42 is too young. He left the world as unexpectedly as he was born. I'm grateful for what we had. I miss him.
I've started believing again in an unseen natural order in the universe. When I hum, when I hear music, when I feel feelings or dream, something clicks. He has returned to the stars that made him. He is at peace. He resides forever in me. I was the last person he loved. This tethers his soul to mine for eternity. It's not a small thing to me.
I feel like the Goddess of Death. But aren't all women loathed, loved, and feared for our capacity to choose to create life or terminate it? The Goddess has always been associated with the power to create life, as well as being the portal to the underworld, afterlife, heavens, etc.. The womb is a powerful thing. Life and birth has an inextricable shadow side. But is it really a "shadow"? Or just a birth in reverse?
I keep imagining the roots of a tree that we can't see, but they're there, alive and connected to the living tree. The nutrients of death feed the living tree. The branches grow above as a mirror to the underworld branches that reach into the darkness of millenia of buried souls. He is on the other side of this tree. Death is in a symbiotic relationship with life. Regardless of which side of ground level we are on, everything is infinitely connected.
We are stardust. Love is infinite. My grief is merely the selfish desire to keep everything in my simplistic material sight. His physical body is gone from my personal range of vision, his voice, his liver, his bodily functions, gone. His suffering is gone. But he's clear as day in my mind, alive as ever in a realm that our tiny brains are incapable of comprehending, beyond physical perception.
Funny that a dead atheist should elicit something akin to "faith" in me. But he did comically choose to sing George Michael's "Faith" every time we karaoke'd. We sang it together. I leaned my head on his tall shoulder and we sang it with conviction, laughing, singing breathily, colored lights dancing across our drunk faces. Now that memory feels like a message from beyond. George Michael suddenly feels less corny! Now our joke song is imbued with meaning. A death hymn fitting for someone who had a great sense humor. I hear R singing it to me, holding my hand through grief, and I'm hanging on every word.
"Baby, I know you're askin' me to stay
Say "Please, please, please don't go away
You say I'm givin' you the blues
Maybe you mean every word you say
Can't help but think of yesterday...
But I gotta have faith
I gotta have faith
I gotta have faith, faith, faith
I gotta have faith, faith, faith."
I gotta have faith too -- and not in the Christian sense.
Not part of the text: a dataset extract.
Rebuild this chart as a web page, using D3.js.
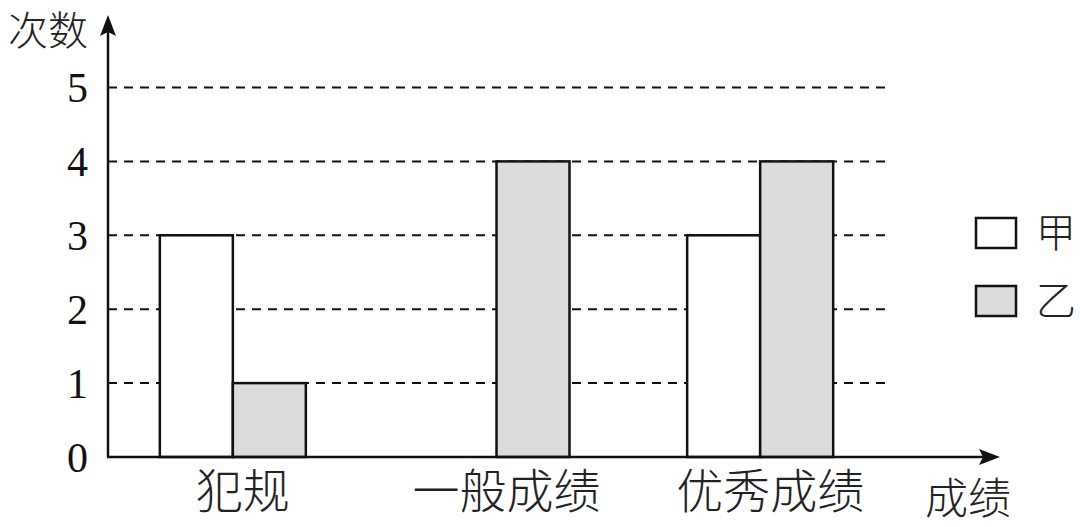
<!DOCTYPE html>
<html>
<head>
<meta charset="utf-8">
<script src="https://cdn.jsdelivr.net/npm/d3@7"></script>
<style>
  html, body { margin: 0; padding: 0; background: #fff; }
  svg { display: block; }
</style>
</head>
<body>
<div id="chart"></div>
<script>
const categories = ['犯规', '一般成绩', '优秀成绩'];
const seriesNames = ['甲', '乙'];
const valuesJia = [3, 0, 3];
const valuesYi = [1, 4, 4];
const yTicks = [0, 1, 2, 3, 4, 5];

const width = 1080, height = 527;
const originX = 108, originY = 457;
const cjk = '"Noto Sans CJK SC", "Noto Sans CJK JP", sans-serif';
const serif = '"Liberation Serif", "DejaVu Serif", serif';

const svg = d3.select('#chart').append('svg')
  .attr('width', width)
  .attr('height', height)
  .attr('viewBox', [0, 0, width, height]);

const y = d3.scaleLinear().domain([0, 5]).range([originY, 87.5]);
const x0 = d3.scaleBand().domain(categories).range([101, 892]);
const x1 = d3.scaleBand().domain(seriesNames).range([-73, 73]);
const color = d3.scaleOrdinal().domain(seriesNames).range(['#ffffff', '#dcdcdc']);

// dashed grid
svg.append('g')
  .selectAll('line')
  .data(yTicks.filter(d => d > 0))
  .join('line')
  .attr('x1', originX)
  .attr('x2', 888)
  .attr('y1', d => y(d))
  .attr('y2', d => y(d))
  .attr('stroke', '#111')
  .attr('stroke-width', 2)
  .attr('stroke-dasharray', '9 7');

// bars
const rows = categories.map((c, i) => ({ cat: c, 甲: valuesJia[i], 乙: valuesYi[i] }));
svg.append('g')
  .selectAll('g')
  .data(rows)
  .join('g')
  .attr('transform', d => `translate(${x0(d.cat) + x0.bandwidth() / 2},0)`)
  .selectAll('rect')
  .data(d => seriesNames.map(s => ({ key: s, value: d[s] })).filter(d => d.value > 0))
  .join('rect')
  .attr('x', d => x1(d.key))
  .attr('width', x1.bandwidth())
  .attr('y', d => y(d.value))
  .attr('height', d => y(0) - y(d.value))
  .attr('fill', d => color(d.key))
  .attr('stroke', '#111')
  .attr('stroke-width', 2.5);

// y axis tick labels
const yAxis = d3.axisLeft(y).tickValues(yTicks).tickSize(0).tickPadding(20).tickFormat(d3.format('d'));
const yg = svg.append('g').attr('transform', `translate(${originX},0)`).call(yAxis);
yg.select('.domain').remove();
yg.selectAll('text')
  .attr('font-family', serif)
  .attr('font-size', 42)
  .attr('fill', '#111')
  .attr('dy', '0.34em');

// x axis category labels
const xAxis = d3.axisBottom(x0).tickSize(0).tickPadding(18);
const xg = svg.append('g').attr('transform', `translate(10,${originY})`).call(xAxis);
xg.select('.domain').remove();
xg.selectAll('text')
  .attr('font-family', cjk)
  .attr('font-weight', 300)
  .attr('font-size', 47)
  .attr('fill', '#222');

// axis lines with arrows
svg.append('line')
  .attr('x1', originX).attr('y1', originY)
  .attr('x2', originX).attr('y2', 30)
  .attr('stroke', '#111').attr('stroke-width', 2.5);
svg.append('path')
  .attr('d', `M${originX},15 L${originX + 8},36 L${originX},32 L${originX - 8},36 Z`)
  .attr('fill', '#111');

svg.append('line')
  .attr('x1', originX - 1).attr('y1', originY)
  .attr('x2', 985).attr('y2', originY)
  .attr('stroke', '#111').attr('stroke-width', 2.5);
svg.append('path')
  .attr('d', `M1000,${originY} L979,${originY - 8} L983,${originY} L979,${originY + 8} Z`)
  .attr('fill', '#111');

// axis titles
svg.append('text')
  .attr('x', 48).attr('y', 31)
  .attr('text-anchor', 'middle')
  .attr('dy', '0.36em')
  .attr('font-family', cjk)
  .attr('font-weight', 300)
  .attr('font-size', 40)
  .attr('fill', '#222')
  .text('次数');

svg.append('text')
  .attr('x', 968).attr('y', 499)
  .attr('text-anchor', 'middle')
  .attr('dy', '0.36em')
  .attr('font-family', cjk)
  .attr('font-weight', 300)
  .attr('font-size', 43)
  .attr('fill', '#222')
  .text('成绩');

// legend
const legend = svg.append('g')
  .selectAll('g')
  .data(seriesNames)
  .join('g')
  .attr('transform', (d, i) => `translate(976,${218 + i * 68})`);
legend.append('rect')
  .attr('width', 40)
  .attr('height', 30)
  .attr('fill', d => color(d))
  .attr('stroke', '#111')
  .attr('stroke-width', 2.5);
legend.append('text')
  .attr('x', 60)
  .attr('y', 15)
  .attr('dy', '0.36em')
  .attr('font-family', cjk)
  .attr('font-weight', 300)
  .attr('font-size', 40)
  .attr('fill', '#222')
  .text(d => d);
</script>
</body>
</html>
I must learn to have faith in life, faith in love, and faith in death. Faith that everything will be okay. Faith is irrationally optimistic, and sometimes it's all we have left when everything else is gone. But when someone from beyond the grave gives you an earworm, you listen. Because, faith. Faith is the difference between survival and giving up in despair. Between the two, I'll choose faith. Even if I have to sing the goddamn song alone now. If I have faith and turn out to be wrong, so what? I'd rather believe in something meaningful and soul-nourishing than believe in nothing at all. Both are a biased belief anyway, so I'll choose the fun one, the one that views life as an expansive magical adventure of infinite spiritual interconnection. Why not? Faith, faith, faith...
One day I will return to my hometown and sing the shit out of every song we sang together, in that same hole-in-the-wall bowling alley where we sang all our blues away. Maybe when spring comes... Maybe his friends will join me, and together we will remember and be grateful for those happy times we shared, tears streaming down our cheeks as we fumble, just as he did, to have faith in life in the face of suffering.